Konsep ini menjadikan transaksi keuangan dan monitoring pendebitan rekening bendahara akurat dan kredibel.

Setiap perubahan membutuhkan waktu untuk adaptasi, upaya untuk bisa menyesuaikan diri mengikuti perubahan tersebut.

Hingga triwulan akhir tahun 2022, tingkat penggunaan CMS oleh satuan kerja di seluruh Kementerian/Lembaga masih rendah, dikisaran tiga puluhan persen.

Beberapa kondisi yang dianggap menjadi penyebab rendahnya penggunaan CMS oleh bendahara satker antara lain masih kurangnya pemahaman teknis penggunaan dan manfaat dari CMS, masih nyamannya bendahara dengan sistem yang lama dengan menggunakan uang tunai, tidak meratanya jaringan internet ditambah adanya kekhawatiran bendahara terhadap cyber crime, dan masih ada user CMS yang belum dilakukan aktivasinya.

Keniscayaan perubahan ini perlu diimbangi dengan upaya pemilik kebijakan dan pemilik sistem untuk memastikan tantangan ini disolusikan dengan baik dan tidak berubah menjadi resistensi satuan kerja untuk menggunakan CMS.
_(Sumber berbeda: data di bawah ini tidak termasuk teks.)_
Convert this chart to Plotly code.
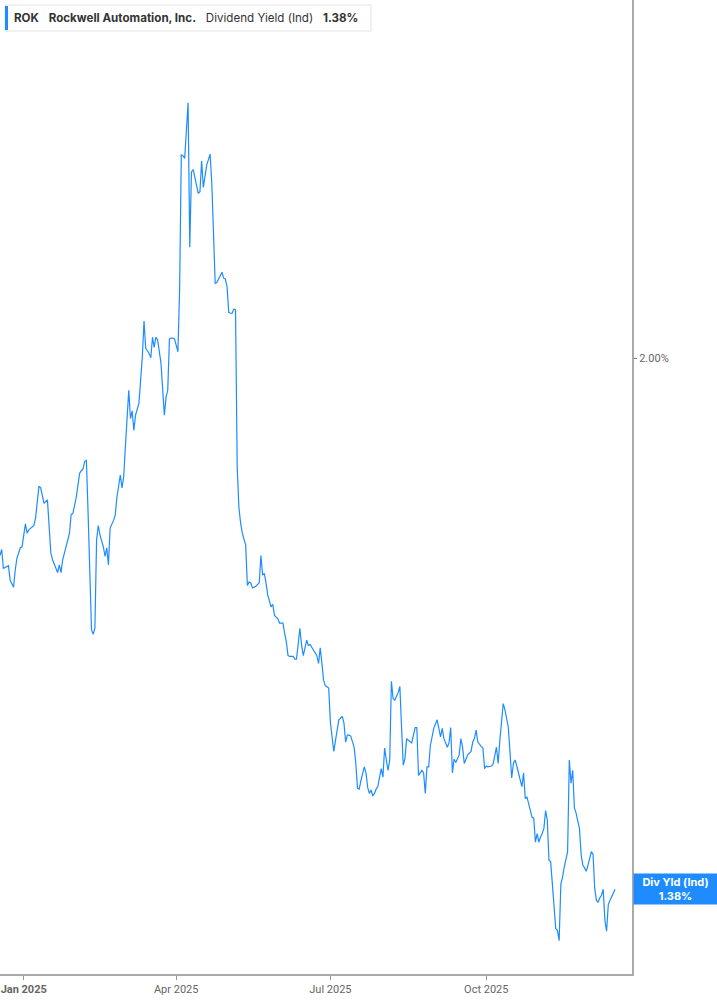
import plotly.graph_objects as go

# ROK dividend yield (indicated)
dates = [
    "2024-12-18", "2024-12-19", "2024-12-20", "2024-12-21", "2024-12-23", "2024-12-24", "2024-12-26", "2024-12-27",
    "2024-12-28", "2024-12-30", "2024-12-31", "2025-01-02", "2025-01-03", "2025-01-04", "2025-01-06", "2025-01-07",
    "2025-01-08", "2025-01-10", "2025-01-11", "2025-01-12", "2025-01-13", "2025-01-15", "2025-01-17", "2025-01-18",
    "2025-01-21", "2025-01-22", "2025-01-23", "2025-01-24", "2025-01-26", "2025-01-28", "2025-01-29", "2025-01-30",
    "2025-02-01", "2025-02-03", "2025-02-04", "2025-02-05", "2025-02-06", "2025-02-07", "2025-02-08", "2025-02-09",
    "2025-02-10", "2025-02-11", "2025-02-12", "2025-02-13", "2025-02-14", "2025-02-15", "2025-02-17", "2025-02-18",
    "2025-02-19", "2025-02-20", "2025-02-21", "2025-02-23", "2025-02-24", "2025-02-25", "2025-02-26", "2025-02-27",
    "2025-02-28", "2025-03-01", "2025-03-02", "2025-03-03", "2025-03-04", "2025-03-05", "2025-03-06", "2025-03-07",
    "2025-03-08", "2025-03-10", "2025-03-11", "2025-03-12", "2025-03-13", "2025-03-14", "2025-03-16", "2025-03-17",
    "2025-03-18", "2025-03-19", "2025-03-20", "2025-03-21", "2025-03-23", "2025-03-24", "2025-03-25", "2025-03-26",
    "2025-03-27", "2025-03-28", "2025-03-29", "2025-03-30", "2025-03-31", "2025-04-02", "2025-04-03", "2025-04-04",
    "2025-04-05", "2025-04-06", "2025-04-08", "2025-04-09", "2025-04-10", "2025-04-11", "2025-04-12", "2025-04-13",
    "2025-04-14", "2025-04-15", "2025-04-16", "2025-04-17", "2025-04-18", "2025-04-19", "2025-04-21", "2025-04-22",
    "2025-04-23", "2025-04-24", "2025-04-25", "2025-04-27", "2025-04-28", "2025-04-29", "2025-04-30", "2025-05-01",
    "2025-05-02", "2025-05-03", "2025-05-04", "2025-05-05", "2025-05-06", "2025-05-07", "2025-05-08", "2025-05-09",
    "2025-05-10", "2025-05-12", "2025-05-13", "2025-05-14", "2025-05-15", "2025-05-16", "2025-05-18", "2025-05-20",
    "2025-05-21", "2025-05-22", "2025-05-23", "2025-05-24", "2025-05-25", "2025-05-27", "2025-05-28", "2025-05-29",
    "2025-05-31", "2025-06-01", "2025-06-03", "2025-06-04", "2025-06-05", "2025-06-06", "2025-06-07", "2025-06-09",
    "2025-06-10", "2025-06-11", "2025-06-13", "2025-06-14", "2025-06-15", "2025-06-17", "2025-06-18", "2025-06-19",
    "2025-06-20", "2025-06-22", "2025-06-23", "2025-06-24", "2025-06-25", "2025-06-26", "2025-06-27", "2025-06-28",
    "2025-06-30", "2025-07-01", "2025-07-03", "2025-07-04", "2025-07-05", "2025-07-06", "2025-07-08", "2025-07-09",
    "2025-07-10", "2025-07-11", "2025-07-12", "2025-07-13", "2025-07-15", "2025-07-16", "2025-07-17", "2025-07-18",
    "2025-07-19", "2025-07-20", "2025-07-21", "2025-07-22", "2025-07-23", "2025-07-24", "2025-07-25", "2025-07-26",
    "2025-07-27", "2025-07-28", "2025-07-29", "2025-07-30", "2025-07-31", "2025-08-01", "2025-08-02", "2025-08-03",
    "2025-08-04", "2025-08-05", "2025-08-06", "2025-08-07", "2025-08-08", "2025-08-10", "2025-08-11", "2025-08-12",
    "2025-08-13", "2025-08-14", "2025-08-15", "2025-08-16", "2025-08-18", "2025-08-20", "2025-08-21", "2025-08-22",
    "2025-08-23", "2025-08-24", "2025-08-25", "2025-08-26", "2025-08-27", "2025-08-28", "2025-08-29", "2025-08-30",
    "2025-08-31", "2025-09-02", "2025-09-03", "2025-09-04", "2025-09-05", "2025-09-06", "2025-09-08", "2025-09-09",
    "2025-09-10", "2025-09-11", "2025-09-12", "2025-09-13", "2025-09-15", "2025-09-16", "2025-09-17", "2025-09-18",
    "2025-09-19", "2025-09-20", "2025-09-22", "2025-09-23", "2025-09-24", "2025-09-25", "2025-09-26", "2025-09-27",
    "2025-09-28", "2025-09-29", "2025-09-30", "2025-10-01", "2025-10-02", "2025-10-04", "2025-10-05", "2025-10-07",
    "2025-10-08", "2025-10-09", "2025-10-10", "2025-10-11", "2025-10-12", "2025-10-13", "2025-10-14", "2025-10-15",
    "2025-10-16", "2025-10-17", "2025-10-18", "2025-10-19", "2025-10-20", "2025-10-21", "2025-10-22", "2025-10-23",
    "2025-10-24", "2025-10-25", "2025-10-26", "2025-10-27", "2025-10-28", "2025-10-29", "2025-10-30", "2025-10-31",
    "2025-11-01", "2025-11-02", "2025-11-03", "2025-11-04", "2025-11-05", "2025-11-06", "2025-11-07", "2025-11-08",
    "2025-11-09", "2025-11-10", "2025-11-11", "2025-11-12", "2025-11-13", "2025-11-14", "2025-11-15", "2025-11-16",
    "2025-11-17", "2025-11-18", "2025-11-19", "2025-11-20", "2025-11-21", "2025-11-22", "2025-11-23", "2025-11-24",
    "2025-11-25", "2025-11-26", "2025-11-27", "2025-11-28", "2025-11-29", "2025-11-30", "2025-12-01", "2025-12-02",
    "2025-12-03", "2025-12-04", "2025-12-05", "2025-12-06", "2025-12-07", "2025-12-08", "2025-12-09", "2025-12-10",
    "2025-12-11", "2025-12-12", "2025-12-13", "2025-12-14", "2025-12-15", "2025-12-16",
]

div_yield = [
    1.770, 1.777, 1.755, 1.756, 1.758, 1.741, 1.733, 1.753, 1.767, 1.779, 1.780, 1.807, 1.796, 1.800, 1.803, 1.805,
    1.814, 1.851, 1.849, 1.838, 1.831, 1.835, 1.773, 1.765, 1.750, 1.759, 1.750, 1.765, 1.782, 1.796, 1.818, 1.819,
    1.838, 1.866, 1.869, 1.871, 1.880, 1.881, 1.819, 1.738, 1.683, 1.678, 1.685, 1.788, 1.805, 1.794, 1.780, 1.769,
    1.779, 1.759, 1.802, 1.811, 1.817, 1.838, 1.849, 1.864, 1.849, 1.862, 1.897, 1.925, 1.963, 1.930, 1.939, 1.916,
    1.934, 1.948, 1.975, 2.002, 2.044, 2.012, 2.006, 2.001, 2.025, 2.013, 2.025, 2.022, 1.995, 1.963, 1.934, 1.955,
    1.963, 2.023, 2.024, 2.024, 2.023, 2.008, 2.080, 2.238, 2.237, 2.234, 2.299, 2.130, 2.218, 2.221, 2.212, 2.200,
    2.193, 2.195, 2.231, 2.200, 2.211, 2.226, 2.239, 2.205, 2.147, 2.088, 2.089, 2.096, 2.101, 2.094, 2.093, 2.084,
    2.054, 2.053, 2.053, 2.058, 2.057, 1.873, 1.826, 1.808, 1.796, 1.782, 1.735, 1.739, 1.738, 1.732, 1.734, 1.738,
    1.770, 1.747, 1.749, 1.738, 1.724, 1.710, 1.713, 1.700, 1.696, 1.691, 1.691, 1.679, 1.669, 1.653, 1.652, 1.652,
    1.649, 1.649, 1.685, 1.665, 1.653, 1.671, 1.665, 1.666, 1.663, 1.657, 1.653, 1.644, 1.662, 1.644, 1.624, 1.618,
    1.615, 1.575, 1.541, 1.554, 1.564, 1.578, 1.582, 1.574, 1.552, 1.560, 1.560, 1.559, 1.546, 1.527, 1.498, 1.497,
    1.507, 1.516, 1.523, 1.516, 1.499, 1.492, 1.496, 1.489, 1.492, 1.497, 1.500, 1.511, 1.521, 1.511, 1.545, 1.531,
    1.519, 1.531, 1.623, 1.603, 1.601, 1.610, 1.617, 1.569, 1.525, 1.533, 1.556, 1.554, 1.551, 1.569, 1.569, 1.513,
    1.516, 1.519, 1.516, 1.492, 1.523, 1.523, 1.548, 1.558, 1.568, 1.578, 1.569, 1.558, 1.568, 1.556, 1.546, 1.551,
    1.569, 1.516, 1.532, 1.528, 1.537, 1.556, 1.546, 1.527, 1.532, 1.537, 1.541, 1.552, 1.556, 1.566, 1.552, 1.549,
    1.547, 1.545, 1.521, 1.524, 1.523, 1.524, 1.526, 1.546, 1.527, 1.554, 1.578, 1.597, 1.590, 1.581, 1.569, 1.540,
    1.510, 1.527, 1.531, 1.524, 1.516, 1.509, 1.500, 1.516, 1.486, 1.488, 1.481, 1.472, 1.464, 1.463, 1.435, 1.445,
    1.435, 1.441, 1.445, 1.451, 1.472, 1.461, 1.414, 1.412, 1.382, 1.352, 1.334, 1.332, 1.320, 1.386, 1.394, 1.406,
    1.416, 1.424, 1.531, 1.504, 1.519, 1.475, 1.469, 1.461, 1.451, 1.420, 1.408, 1.405, 1.401, 1.408, 1.417, 1.424,
    1.421, 1.381, 1.367, 1.365, 1.370, 1.373, 1.380, 1.344, 1.331, 1.362, 1.367, 1.372, 1.376, 1.380,
]

x_tick_vals = ["2025-01-01", "2025-04-01", "2025-07-01", "2025-10-01"]
x_tick_text = ["<b>Jan 2025</b>", "Apr 2025", "Jul 2025", "Oct 2025"]
y_tick_vals = [2.00]
y_tick_text = ["2.00%"]

last_val = div_yield[-1]
blue = "#1e8cff"

fig = go.Figure()
fig.add_trace(go.Scatter(x=dates, y=div_yield, mode="lines",
                         line=dict(color=blue, width=1.2), showlegend=False, hoverinfo="skip"))

fig.update_layout(
    width=717, height=1005,
    margin=dict(l=0, r=85, t=0, b=31),
    paper_bgcolor="white", plot_bgcolor="white",
    font=dict(family="Roboto", size=11, color="#666666"),
    xaxis=dict(range=["2024-12-18", "2025-12-26"], showgrid=False, zeroline=False,
               showline=True, linecolor="#aaaaaa", linewidth=2,
               tickvals=x_tick_vals, ticktext=x_tick_text,
               ticks="outside", ticklen=4, tickcolor="#999999",
               tickfont=dict(family="Roboto", size=11, color="#666666")),
    yaxis=dict(range=[1.281, 2.419], side="right", showgrid=False, zeroline=False,
               showline=True, linecolor="#aaaaaa", linewidth=2,
               tickvals=y_tick_vals, ticktext=y_tick_text,
               ticks="outside", ticklen=3, tickcolor="#777777",
               tickfont=dict(family="Roboto", size=11, color="#666666")),
)

# legend box at top left
fig.add_shape(type="rect", xref="paper", yref="paper", xsizemode="pixel", ysizemode="pixel",
              xanchor=0, yanchor=1, x0=5, x1=371, y0=-5, y1=-31,
              fillcolor="white", line=dict(color="#e2e2e2", width=1))
fig.add_shape(type="rect", xref="paper", yref="paper", xsizemode="pixel", ysizemode="pixel",
              xanchor=0, yanchor=1, x0=5, x1=8, y0=-6, y1=-30,
              fillcolor=blue, line=dict(width=0))
sp = "&nbsp;&nbsp;&nbsp;"
fig.add_annotation(xref="paper", yref="paper", x=0, y=1, xanchor="left", yanchor="middle",
                   xshift=12, yshift=-18, showarrow=False,
                   text="<b>ROK</b>" + sp + "<b>Rockwell Automation, Inc.</b>" + sp
                        + "Dividend Yield (Ind)" + sp + "<b>" + f"{last_val:.2f}%" + "</b>",
                   font=dict(family="Inter", size=11.6, color="#333333"))

# last value label on the right axis
fig.add_annotation(xref="paper", yref="y", x=1, y=last_val, xanchor="left", yanchor="middle",
                   xshift=1, showarrow=False, width=79, height=26, bgcolor=blue, borderpad=2,
                   text="<b>Div Yld (Ind)</b><br><b>" + f"{last_val:.2f}%" + "</b>",
                   font=dict(family="Inter", size=11, color="white"))

# drop the default page margin so the figure sits at the window corner
fig.write_html("out.html", config={"displayModeBar": False},
               post_script="document.body.style.margin='0';")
Kementerian Keuangan sebagai koordinator pengelolaan kas negara terus melakukan koordinasi kepada seluruh satuan kerja melalui Kantor Pelayanan Perbendaharaan Negara (KPPN) yang tersebar di seluruh Indonesia, dengan memberikan informasi dan sosialisasi, serta monitoring atas implementasi Budaya Non Tunai.

Para pimpinan Bank mitra kerja bendahara satuan kerja pemerintah juga diharapkan turut serta dalam program edukasi pelatihan dan layanan help desk terkait penggunaan CMS untuk memastikan sistem dan proses bisnis penggunaannya dapat berjalan dengan lancar dan aman.

Selain itu tidak kalah penting peran Pemerintah Pusat ataupun Pemerintah Daerah dalam memastikan pemerataan infrastruktur terutama jaringan internet yang dapat diakses hingga seluruh wilayah di Republik Indonesia.

Melihat semangat tujuan dari reformasi pengelolaan kas negara untuk mengantisipasi penyelewengan keuangan negara melalui transparansi dan akuntabilitas tata kelola kas, serta perubahan, pengembangan, dan perbaikan yang telah dilakukan hingga saat ini, tentunya kita bisa terus merasa optimis bahwa keuangan negara berada pada jalur yang tepat dengan dukungan sistem mumpuni Cash Management System, yang mampu memudahkan pengguna dan efisien, serta dalam waktu bersamaan juga memberikan rasa aman.

Tentunya budaya cashless diharapkan mampu mendorong dan meningkatkan kualitas transaksi keuangan yang transparan dan kredibel.